Maniac quickly discovers that the McNab home is filled with trash and neglect. Their father, George, is often drunk, rarely home, and full of paranoid theories about a coming invasion by “the enemy”—the people of the East End. But Maniac stays, feeling compelled to help Piper and Russell by bribing them with pizza and “heroic” feats in exchange for the boys going to school. Their determination to run away reminds him of himself. The boys also remind him of Hester and Lester Beale—but unlike the Beale home, the McNabs’ environment is toxic.

Maniac goads Mars Bar Thompson into attending Piper’s birthday party, realizing that racial hostility stems partly from ignorance of one another’s lives. The meeting ends badly, with Mars Bar angrily returning home to the East End and Maniac leaving the McNabs’ for good. However, Maniac and Mars Bar start running into each other during their early morning runs around town, and they wordlessly begin running together. One day, the two come across a crying Piper McNab, telling them that Russell is stuck on the trolley trestle, too scared to move. Maniac, remembering his parents’ deaths in the trolley crash, silently walks away, leaving Mars Bar to save the day.

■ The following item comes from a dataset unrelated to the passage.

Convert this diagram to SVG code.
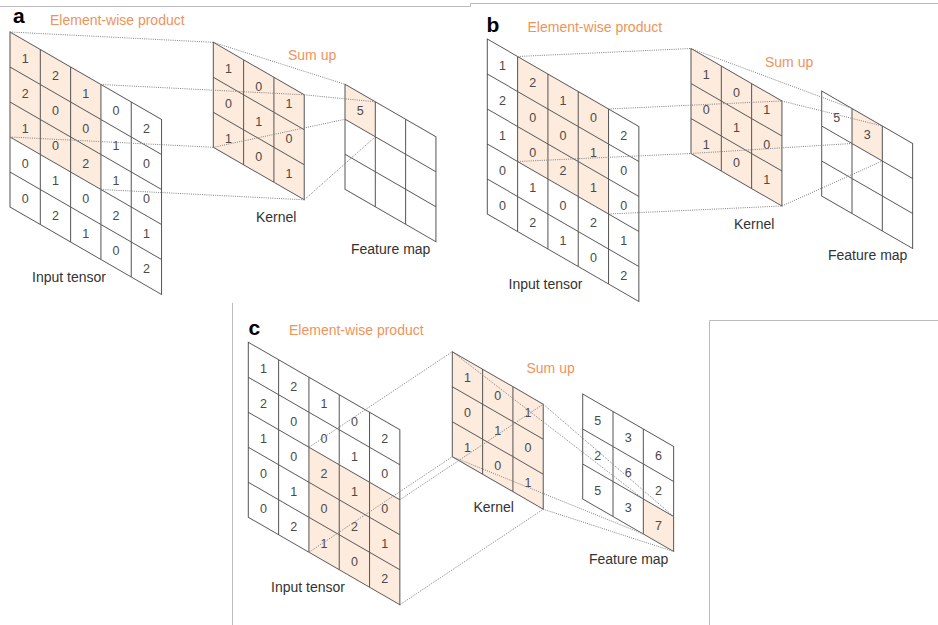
<svg xmlns="http://www.w3.org/2000/svg" width="938" height="625" viewBox="0 0 938 625">
  <style>
    .grid { fill: none; stroke: #555; stroke-width: 1; }
    .hl { fill: #FDEBDD; stroke: none; }
    .face { fill: #fff; stroke: none; }
    .n { font-family: "Liberation Sans", "DejaVu Sans", sans-serif; font-size: 12.5px; fill: #4a4a4a; text-anchor: middle; }
    .lbl { font-family: "Liberation Sans", Arial, sans-serif; font-size: 14px; fill: #333; }
    .org { font-family: "Liberation Sans", Arial, sans-serif; font-size: 14px; fill: #F0935B; }
    .tag { font-family: "Liberation Sans", Arial, sans-serif; font-size: 21px; font-weight: bold; fill: #000; }
    .conn line { stroke: #808080; stroke-width: 1; stroke-dasharray: 1 1.2; }
    .frame { stroke: #bbb; stroke-width: 1; fill: none; }
  </style>
  <defs>
    <!-- 5x5 and 3x3 cell grids in unsheared units: cells 30.31 wide, 35 tall -->
    <path id="grid5" d="M0 0H151.55V175H0ZM30.31 0V175M60.62 0V175M90.93 0V175M121.24 0V175M0 35H151.55M0 70H151.55M0 105H151.55M0 140H151.55"/>
    <path id="grid3" d="M0 0H90.93V105H0ZM30.31 0V105M60.62 0V105M0 35H90.93M0 70H90.93"/>
  </defs>

  <!-- panel frames -->
  <g id="frames">
    <path class="frame" d="M0 6.5H470.5V3.5H938"/>
    <path class="frame" d="M232.5 303V625"/>
    <path class="frame" d="M709.5 625V320.5H938"/>
  </g>

  <!-- ===== panel a ===== -->
  <g id="panel-a-labels">
    <text class="tag" x="13" y="23">a</text>
    <text class="org" x="50" y="25">Element-wise product</text>
    <text class="org" x="288" y="60">Sum up</text>
    <text class="lbl" x="256" y="222">Kernel</text>
    <text class="lbl" x="351" y="254">Feature map</text>
    <text class="lbl" x="32" y="282">Input tensor</text>
  </g>

  <g id="a-input" transform="translate(10 32)">
    <g transform="matrix(1 0.5774 0 1 0 0)">
      <rect class="face" width="151.55" height="175"/>
      <rect class="hl" width="90.93" height="105"/>
      <use href="#grid5" class="grid"/>
    </g>
    <text class="n" x="15.16" y="30.75">1</text><text class="n" x="15.16" y="65.75">2</text><text class="n" x="15.16" y="100.75">1</text><text class="n" x="15.16" y="135.75">0</text><text class="n" x="15.16" y="170.75">0</text>
    <text class="n" x="45.47" y="48.25">2</text><text class="n" x="45.47" y="83.25">0</text><text class="n" x="45.47" y="118.25">0</text><text class="n" x="45.47" y="153.25">1</text><text class="n" x="45.47" y="188.25">2</text>
    <text class="n" x="75.78" y="65.75">1</text><text class="n" x="75.78" y="100.75">0</text><text class="n" x="75.78" y="135.75">2</text><text class="n" x="75.78" y="170.75">0</text><text class="n" x="75.78" y="205.75">1</text>
    <text class="n" x="106.09" y="83.25">0</text><text class="n" x="106.09" y="118.25">1</text><text class="n" x="106.09" y="153.25">1</text><text class="n" x="106.09" y="188.25">2</text><text class="n" x="106.09" y="223.25">0</text>
    <text class="n" x="136.4" y="100.75">2</text><text class="n" x="136.4" y="135.75">0</text><text class="n" x="136.4" y="170.75">0</text><text class="n" x="136.4" y="205.75">1</text><text class="n" x="136.4" y="240.75">2</text>
  </g>

  <g id="a-kernel" transform="translate(213.3 42.3)">
    <g transform="matrix(1 0.5774 0 1 0 0)">
      <rect class="hl" width="90.93" height="105"/>
      <use href="#grid3" class="grid"/>
    </g>
    <text class="n" x="15.16" y="30.75">1</text><text class="n" x="15.16" y="65.75">0</text><text class="n" x="15.16" y="100.75">1</text>
    <text class="n" x="45.47" y="48.25">0</text><text class="n" x="45.47" y="83.25">1</text><text class="n" x="45.47" y="118.25">0</text>
    <text class="n" x="75.78" y="65.75">1</text><text class="n" x="75.78" y="100.75">0</text><text class="n" x="75.78" y="135.75">1</text>
  </g>

  <g id="a-feature" transform="translate(345 84.3)">
    <g transform="matrix(1 0.5774 0 1 0 0)">
      <rect class="face" width="90.93" height="105"/>
      <rect class="hl" width="30.31" height="35"/>
      <use href="#grid3" class="grid"/>
    </g>
    <text class="n" x="15.16" y="30.75">5</text>
  </g>

  <!-- ===== panel b ===== -->
  <g id="panel-b-labels">
    <text class="tag" x="486.5" y="31.5">b</text>
    <text class="org" x="527.5" y="31.5">Element-wise product</text>
    <text class="org" x="765" y="66.5">Sum up</text>
    <text class="lbl" x="734" y="229">Kernel</text>
    <text class="lbl" x="828" y="260">Feature map</text>
    <text class="lbl" x="508.5" y="289">Input tensor</text>
  </g>

  <g id="b-input" transform="translate(487.3 39)">
    <g transform="matrix(1 0.5774 0 1 0 0)">
      <rect class="face" width="151.55" height="175"/>
      <rect class="hl" x="30.31" width="90.93" height="105"/>
      <use href="#grid5" class="grid"/>
    </g>
    <text class="n" x="15.16" y="30.75">1</text><text class="n" x="15.16" y="65.75">2</text><text class="n" x="15.16" y="100.75">1</text><text class="n" x="15.16" y="135.75">0</text><text class="n" x="15.16" y="170.75">0</text>
    <text class="n" x="45.47" y="48.25">2</text><text class="n" x="45.47" y="83.25">0</text><text class="n" x="45.47" y="118.25">0</text><text class="n" x="45.47" y="153.25">1</text><text class="n" x="45.47" y="188.25">2</text>
    <text class="n" x="75.78" y="65.75">1</text><text class="n" x="75.78" y="100.75">0</text><text class="n" x="75.78" y="135.75">2</text><text class="n" x="75.78" y="170.75">0</text><text class="n" x="75.78" y="205.75">1</text>
    <text class="n" x="106.09" y="83.25">0</text><text class="n" x="106.09" y="118.25">1</text><text class="n" x="106.09" y="153.25">1</text><text class="n" x="106.09" y="188.25">2</text><text class="n" x="106.09" y="223.25">0</text>
    <text class="n" x="136.4" y="100.75">2</text><text class="n" x="136.4" y="135.75">0</text><text class="n" x="136.4" y="170.75">0</text><text class="n" x="136.4" y="205.75">1</text><text class="n" x="136.4" y="240.75">2</text>
  </g>

  <g id="b-kernel" transform="translate(691 48.5)">
    <g transform="matrix(1 0.5774 0 1 0 0)">
      <rect class="hl" width="90.93" height="105"/>
      <use href="#grid3" class="grid"/>
    </g>
    <text class="n" x="15.16" y="30.75">1</text><text class="n" x="15.16" y="65.75">0</text><text class="n" x="15.16" y="100.75">1</text>
    <text class="n" x="45.47" y="48.25">0</text><text class="n" x="45.47" y="83.25">1</text><text class="n" x="45.47" y="118.25">0</text>
    <text class="n" x="75.78" y="65.75">1</text><text class="n" x="75.78" y="100.75">0</text><text class="n" x="75.78" y="135.75">1</text>
  </g>

  <g id="b-feature" transform="translate(821.7 91)">
    <g transform="matrix(1 0.5774 0 1 0 0)">
      <rect class="face" width="90.93" height="105"/>
      <rect class="hl" x="30.31" width="30.31" height="35"/>
      <use href="#grid3" class="grid"/>
    </g>
    <text class="n" x="15.16" y="30.75">5</text>
    <text class="n" x="45.47" y="48.25">3</text>
  </g>

  <!-- ===== panel c ===== -->
  <g id="panel-c-labels">
    <text class="tag" x="248.5" y="335">c</text>
    <text class="org" x="289" y="334.5">Element-wise product</text>
    <text class="org" x="526.5" y="373">Sum up</text>
    <text class="lbl" x="473.5" y="512">Kernel</text>
    <text class="lbl" x="589" y="564">Feature map</text>
    <text class="lbl" x="271" y="592">Input tensor</text>
  </g>

  <g id="c-input" transform="translate(248.3 342.3)">
    <g transform="matrix(1 0.5774 0 1 0 0)">
      <rect class="face" width="151.55" height="175"/>
      <rect class="hl" x="60.62" y="70" width="90.93" height="105"/>
      <use href="#grid5" class="grid"/>
    </g>
    <text class="n" x="15.16" y="30.75">1</text><text class="n" x="15.16" y="65.75">2</text><text class="n" x="15.16" y="100.75">1</text><text class="n" x="15.16" y="135.75">0</text><text class="n" x="15.16" y="170.75">0</text>
    <text class="n" x="45.47" y="48.25">2</text><text class="n" x="45.47" y="83.25">0</text><text class="n" x="45.47" y="118.25">0</text><text class="n" x="45.47" y="153.25">1</text><text class="n" x="45.47" y="188.25">2</text>
    <text class="n" x="75.78" y="65.75">1</text><text class="n" x="75.78" y="100.75">0</text><text class="n" x="75.78" y="135.75">2</text><text class="n" x="75.78" y="170.75">0</text><text class="n" x="75.78" y="205.75">1</text>
    <text class="n" x="106.09" y="83.25">0</text><text class="n" x="106.09" y="118.25">1</text><text class="n" x="106.09" y="153.25">1</text><text class="n" x="106.09" y="188.25">2</text><text class="n" x="106.09" y="223.25">0</text>
    <text class="n" x="136.4" y="100.75">2</text><text class="n" x="136.4" y="135.75">0</text><text class="n" x="136.4" y="170.75">0</text><text class="n" x="136.4" y="205.75">1</text><text class="n" x="136.4" y="240.75">2</text>
  </g>

  <g id="c-kernel" transform="translate(452.3 351.7)">
    <g transform="matrix(1 0.5774 0 1 0 0)">
      <rect class="hl" width="90.93" height="105"/>
      <use href="#grid3" class="grid"/>
    </g>
    <text class="n" x="15.16" y="30.75">1</text><text class="n" x="15.16" y="65.75">0</text><text class="n" x="15.16" y="100.75">1</text>
    <text class="n" x="45.47" y="48.25">0</text><text class="n" x="45.47" y="83.25">1</text><text class="n" x="45.47" y="118.25">0</text>
    <text class="n" x="75.78" y="65.75">1</text><text class="n" x="75.78" y="100.75">0</text><text class="n" x="75.78" y="135.75">1</text>
  </g>

  <g id="c-feature" transform="translate(582.7 394)">
    <g transform="matrix(1 0.5774 0 1 0 0)">
      <rect class="face" width="90.93" height="105"/>
      <rect class="hl" x="60.62" y="70" width="30.31" height="35"/>
      <use href="#grid3" class="grid"/>
    </g>
    <text class="n" x="15.16" y="30.75">5</text><text class="n" x="15.16" y="65.75">2</text><text class="n" x="15.16" y="100.75">5</text>
    <text class="n" x="45.47" y="48.25">3</text><text class="n" x="45.47" y="83.25">6</text><text class="n" x="45.47" y="118.25">3</text>
    <text class="n" x="75.78" y="65.75">6</text><text class="n" x="75.78" y="100.75">2</text><text class="n" x="75.78" y="135.75">7</text>
  </g>

  <!-- dotted projection lines: window corners -> kernel corners -> output cell corners -->
  <g id="connectors" class="conn">
    <line x1="10" y1="32" x2="213.3" y2="42.3"/>
    <line x1="100.93" y1="84.5" x2="304.23" y2="94.8"/>
    <line x1="10" y1="137" x2="213.3" y2="147.3"/>
    <line x1="100.93" y1="189.5" x2="304.23" y2="199.8"/>
    <line x1="213.3" y1="42.3" x2="345" y2="84.3"/>
    <line x1="304.23" y1="94.8" x2="375.31" y2="101.8"/>
    <line x1="213.3" y1="147.3" x2="345" y2="119.3"/>
    <line x1="304.23" y1="199.8" x2="375.31" y2="136.8"/>

    <line x1="517.61" y1="56.5" x2="691" y2="48.5"/>
    <line x1="608.54" y1="109" x2="781.93" y2="101"/>
    <line x1="517.61" y1="161.5" x2="691" y2="153.5"/>
    <line x1="608.54" y1="214" x2="781.93" y2="206"/>
    <line x1="691" y1="48.5" x2="852.01" y2="108.5"/>
    <line x1="781.93" y1="101" x2="882.32" y2="126"/>
    <line x1="691" y1="153.5" x2="852.01" y2="143.5"/>
    <line x1="781.93" y1="206" x2="882.32" y2="161"/>

    <line x1="308.92" y1="447.3" x2="452.3" y2="351.7"/>
    <line x1="399.85" y1="499.8" x2="543.23" y2="404.2"/>
    <line x1="308.92" y1="552.3" x2="452.3" y2="456.7"/>
    <line x1="399.85" y1="604.8" x2="543.23" y2="509.2"/>
    <line x1="452.3" y1="351.7" x2="643.32" y2="499"/>
    <line x1="543.23" y1="404.2" x2="673.63" y2="516.5"/>
    <line x1="452.3" y1="456.7" x2="643.32" y2="534"/>
    <line x1="543.23" y1="509.2" x2="673.63" y2="551.5"/>
  </g>
</svg>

A couple days later, Mars Bar tracks down Maniac, who’s retreated to the buffalo pen at the zoo. Maniac tells Mars Bar the story of his parents’ deaths. Mars Bar invites Maniac to stay at his house, and when Maniac declines, Mars Bar gets Amanda, who climbs into the buffalo pen and rants at him until Maniac, laughing for the first time in ages, agrees to leave with her. Listening to Amanda grumble, he realizes that he’s finally being called home.